▸ Given data:
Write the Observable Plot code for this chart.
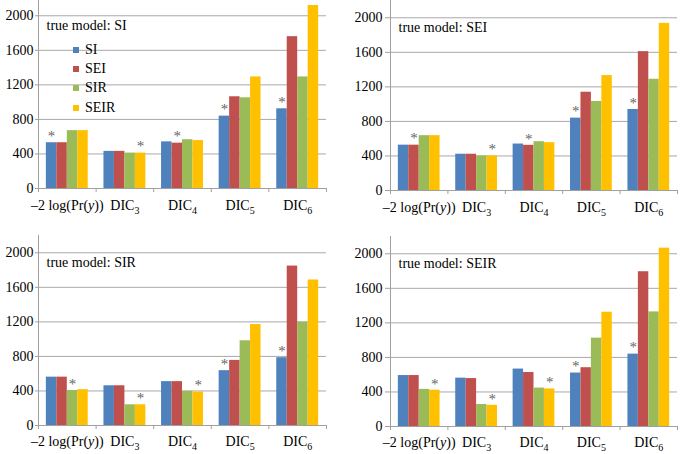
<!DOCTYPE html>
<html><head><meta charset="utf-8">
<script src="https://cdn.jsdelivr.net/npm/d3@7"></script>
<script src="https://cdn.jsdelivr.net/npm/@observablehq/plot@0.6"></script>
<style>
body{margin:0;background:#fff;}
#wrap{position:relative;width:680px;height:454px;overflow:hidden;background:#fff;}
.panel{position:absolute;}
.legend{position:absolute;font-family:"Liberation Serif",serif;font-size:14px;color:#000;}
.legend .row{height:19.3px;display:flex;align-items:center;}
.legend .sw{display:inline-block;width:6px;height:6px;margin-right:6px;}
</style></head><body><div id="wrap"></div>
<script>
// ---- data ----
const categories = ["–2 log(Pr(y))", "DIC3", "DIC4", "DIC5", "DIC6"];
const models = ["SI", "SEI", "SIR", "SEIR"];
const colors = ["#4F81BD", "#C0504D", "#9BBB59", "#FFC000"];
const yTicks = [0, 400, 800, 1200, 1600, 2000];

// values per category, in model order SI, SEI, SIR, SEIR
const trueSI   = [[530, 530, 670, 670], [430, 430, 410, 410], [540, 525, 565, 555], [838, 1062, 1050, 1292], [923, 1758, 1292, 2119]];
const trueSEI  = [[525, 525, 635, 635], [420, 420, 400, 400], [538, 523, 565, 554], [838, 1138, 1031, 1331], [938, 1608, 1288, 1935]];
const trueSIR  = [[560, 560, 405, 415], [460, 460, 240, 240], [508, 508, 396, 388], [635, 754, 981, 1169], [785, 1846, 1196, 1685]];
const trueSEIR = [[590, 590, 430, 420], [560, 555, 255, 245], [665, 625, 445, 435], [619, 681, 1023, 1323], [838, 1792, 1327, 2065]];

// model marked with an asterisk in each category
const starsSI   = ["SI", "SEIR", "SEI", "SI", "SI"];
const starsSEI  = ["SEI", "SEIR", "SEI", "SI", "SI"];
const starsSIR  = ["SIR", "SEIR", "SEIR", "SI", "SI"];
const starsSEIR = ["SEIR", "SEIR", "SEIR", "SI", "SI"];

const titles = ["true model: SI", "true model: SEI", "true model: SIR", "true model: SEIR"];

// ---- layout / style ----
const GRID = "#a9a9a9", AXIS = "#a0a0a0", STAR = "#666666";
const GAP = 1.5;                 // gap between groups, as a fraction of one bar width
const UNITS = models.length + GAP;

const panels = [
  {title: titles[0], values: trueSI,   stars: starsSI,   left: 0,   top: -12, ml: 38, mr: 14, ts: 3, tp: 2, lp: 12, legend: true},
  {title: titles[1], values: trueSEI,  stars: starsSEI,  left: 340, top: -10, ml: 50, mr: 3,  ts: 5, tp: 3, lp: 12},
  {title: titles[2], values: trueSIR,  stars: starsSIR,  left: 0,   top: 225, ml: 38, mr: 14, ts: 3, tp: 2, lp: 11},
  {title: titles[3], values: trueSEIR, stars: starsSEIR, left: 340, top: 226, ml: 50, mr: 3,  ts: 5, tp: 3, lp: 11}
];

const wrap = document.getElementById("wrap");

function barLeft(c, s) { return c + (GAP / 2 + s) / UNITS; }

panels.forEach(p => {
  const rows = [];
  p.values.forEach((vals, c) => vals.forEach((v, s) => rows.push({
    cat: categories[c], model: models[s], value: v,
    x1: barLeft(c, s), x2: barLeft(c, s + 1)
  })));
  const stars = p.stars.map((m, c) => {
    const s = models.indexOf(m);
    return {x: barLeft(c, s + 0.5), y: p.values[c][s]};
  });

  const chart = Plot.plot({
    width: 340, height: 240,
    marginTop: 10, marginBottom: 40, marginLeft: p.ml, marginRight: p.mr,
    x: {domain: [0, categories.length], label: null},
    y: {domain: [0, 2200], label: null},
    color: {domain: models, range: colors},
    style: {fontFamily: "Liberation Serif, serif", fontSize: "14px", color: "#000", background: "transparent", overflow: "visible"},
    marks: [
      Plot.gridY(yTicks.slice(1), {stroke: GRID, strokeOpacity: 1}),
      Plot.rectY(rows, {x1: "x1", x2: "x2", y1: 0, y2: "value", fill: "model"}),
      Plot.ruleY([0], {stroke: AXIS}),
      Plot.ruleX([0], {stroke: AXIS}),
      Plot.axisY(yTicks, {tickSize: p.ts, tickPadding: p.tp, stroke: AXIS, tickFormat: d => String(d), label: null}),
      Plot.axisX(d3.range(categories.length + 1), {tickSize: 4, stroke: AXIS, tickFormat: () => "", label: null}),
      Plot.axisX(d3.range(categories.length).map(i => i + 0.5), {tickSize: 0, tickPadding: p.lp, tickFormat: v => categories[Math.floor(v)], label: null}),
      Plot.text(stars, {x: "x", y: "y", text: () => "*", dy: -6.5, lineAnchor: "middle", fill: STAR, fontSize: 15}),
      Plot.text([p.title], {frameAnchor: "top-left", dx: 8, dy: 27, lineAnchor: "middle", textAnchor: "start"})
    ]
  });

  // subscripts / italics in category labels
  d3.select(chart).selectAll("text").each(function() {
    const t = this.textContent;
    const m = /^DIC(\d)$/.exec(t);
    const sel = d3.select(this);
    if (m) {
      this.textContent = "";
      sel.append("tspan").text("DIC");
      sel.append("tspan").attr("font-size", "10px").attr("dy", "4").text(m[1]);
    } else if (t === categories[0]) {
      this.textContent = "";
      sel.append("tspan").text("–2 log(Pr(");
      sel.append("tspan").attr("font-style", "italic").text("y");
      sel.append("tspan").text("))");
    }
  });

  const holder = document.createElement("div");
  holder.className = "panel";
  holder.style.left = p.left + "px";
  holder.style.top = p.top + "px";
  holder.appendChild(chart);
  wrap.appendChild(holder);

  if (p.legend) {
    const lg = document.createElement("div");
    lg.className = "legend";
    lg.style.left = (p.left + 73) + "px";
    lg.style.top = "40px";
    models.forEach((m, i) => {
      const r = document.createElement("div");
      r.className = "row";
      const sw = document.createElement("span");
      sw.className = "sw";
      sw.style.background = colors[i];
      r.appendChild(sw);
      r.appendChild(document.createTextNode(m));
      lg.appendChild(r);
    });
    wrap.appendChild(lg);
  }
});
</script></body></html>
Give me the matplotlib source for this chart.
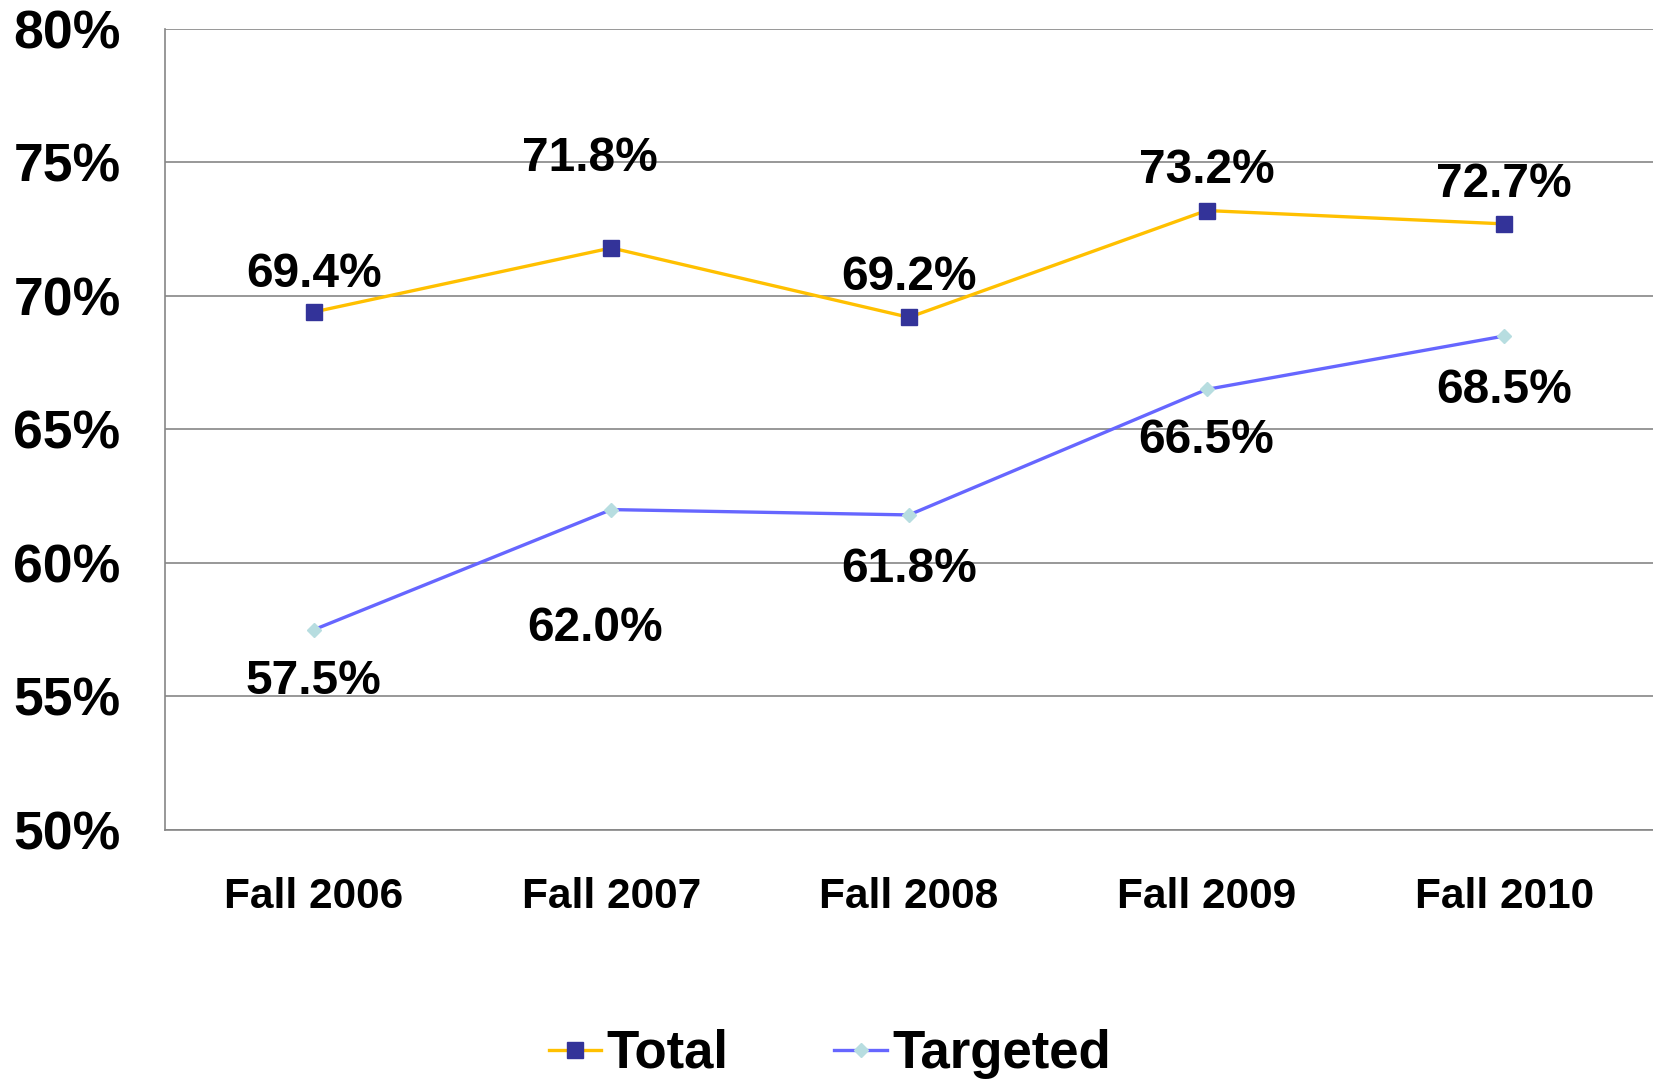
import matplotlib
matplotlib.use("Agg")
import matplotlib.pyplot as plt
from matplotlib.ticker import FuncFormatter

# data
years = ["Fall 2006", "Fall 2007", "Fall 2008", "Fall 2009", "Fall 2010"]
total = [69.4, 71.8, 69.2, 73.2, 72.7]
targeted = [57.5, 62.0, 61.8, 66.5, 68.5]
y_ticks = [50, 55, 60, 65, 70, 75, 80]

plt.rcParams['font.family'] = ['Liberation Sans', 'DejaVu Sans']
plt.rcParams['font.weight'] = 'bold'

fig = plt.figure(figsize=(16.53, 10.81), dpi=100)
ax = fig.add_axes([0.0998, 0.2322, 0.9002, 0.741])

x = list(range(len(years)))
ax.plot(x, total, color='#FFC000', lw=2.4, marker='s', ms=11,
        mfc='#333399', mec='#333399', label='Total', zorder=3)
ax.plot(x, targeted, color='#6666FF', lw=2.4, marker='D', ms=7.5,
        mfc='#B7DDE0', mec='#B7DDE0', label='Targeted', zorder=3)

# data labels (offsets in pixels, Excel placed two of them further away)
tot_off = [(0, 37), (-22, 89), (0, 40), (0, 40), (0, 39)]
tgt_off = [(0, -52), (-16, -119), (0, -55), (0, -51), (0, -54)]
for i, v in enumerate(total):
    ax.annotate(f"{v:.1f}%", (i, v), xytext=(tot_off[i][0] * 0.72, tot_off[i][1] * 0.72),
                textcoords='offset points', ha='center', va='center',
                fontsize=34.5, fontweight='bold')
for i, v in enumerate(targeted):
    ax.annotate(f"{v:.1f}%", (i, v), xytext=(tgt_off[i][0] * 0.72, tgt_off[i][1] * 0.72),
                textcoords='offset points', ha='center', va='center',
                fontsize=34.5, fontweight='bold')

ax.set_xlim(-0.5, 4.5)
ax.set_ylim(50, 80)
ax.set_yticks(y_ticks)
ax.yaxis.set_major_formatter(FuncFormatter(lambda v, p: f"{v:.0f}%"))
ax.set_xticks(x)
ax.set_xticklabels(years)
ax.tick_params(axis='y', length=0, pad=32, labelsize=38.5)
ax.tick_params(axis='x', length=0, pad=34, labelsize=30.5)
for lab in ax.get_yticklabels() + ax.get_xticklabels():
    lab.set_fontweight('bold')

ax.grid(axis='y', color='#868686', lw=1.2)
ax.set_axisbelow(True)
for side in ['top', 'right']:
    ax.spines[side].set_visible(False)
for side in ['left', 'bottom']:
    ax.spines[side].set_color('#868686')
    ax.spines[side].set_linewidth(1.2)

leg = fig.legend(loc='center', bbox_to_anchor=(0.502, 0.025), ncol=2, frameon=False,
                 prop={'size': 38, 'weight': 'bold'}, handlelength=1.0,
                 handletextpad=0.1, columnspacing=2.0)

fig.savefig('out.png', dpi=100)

▸ Task to carry out: Nothing but the lines from the start of the records above through the line with "const yTicks = [0, 400, 800, 1200, 1600, 2000];" should be retyped, each exactly as written; leave out all pictures.

▸ Solution to the exercise:
Write the Observable Plot code for this chart.
<!DOCTYPE html>
<html><head><meta charset="utf-8">
<script src="https://cdn.jsdelivr.net/npm/d3@7"></script>
<script src="https://cdn.jsdelivr.net/npm/@observablehq/plot@0.6"></script>
<style>
body{margin:0;background:#fff;}
#wrap{position:relative;width:680px;height:454px;overflow:hidden;background:#fff;}
.panel{position:absolute;}
.legend{position:absolute;font-family:"Liberation Serif",serif;font-size:14px;color:#000;}
.legend .row{height:19.3px;display:flex;align-items:center;}
.legend .sw{display:inline-block;width:6px;height:6px;margin-right:6px;}
</style></head><body><div id="wrap"></div>
<script>
// ---- data ----
const categories = ["–2 log(Pr(y))", "DIC3", "DIC4", "DIC5", "DIC6"];
const models = ["SI", "SEI", "SIR", "SEIR"];
const colors = ["#4F81BD", "#C0504D", "#9BBB59", "#FFC000"];
const yTicks = [0, 400, 800, 1200, 1600, 2000];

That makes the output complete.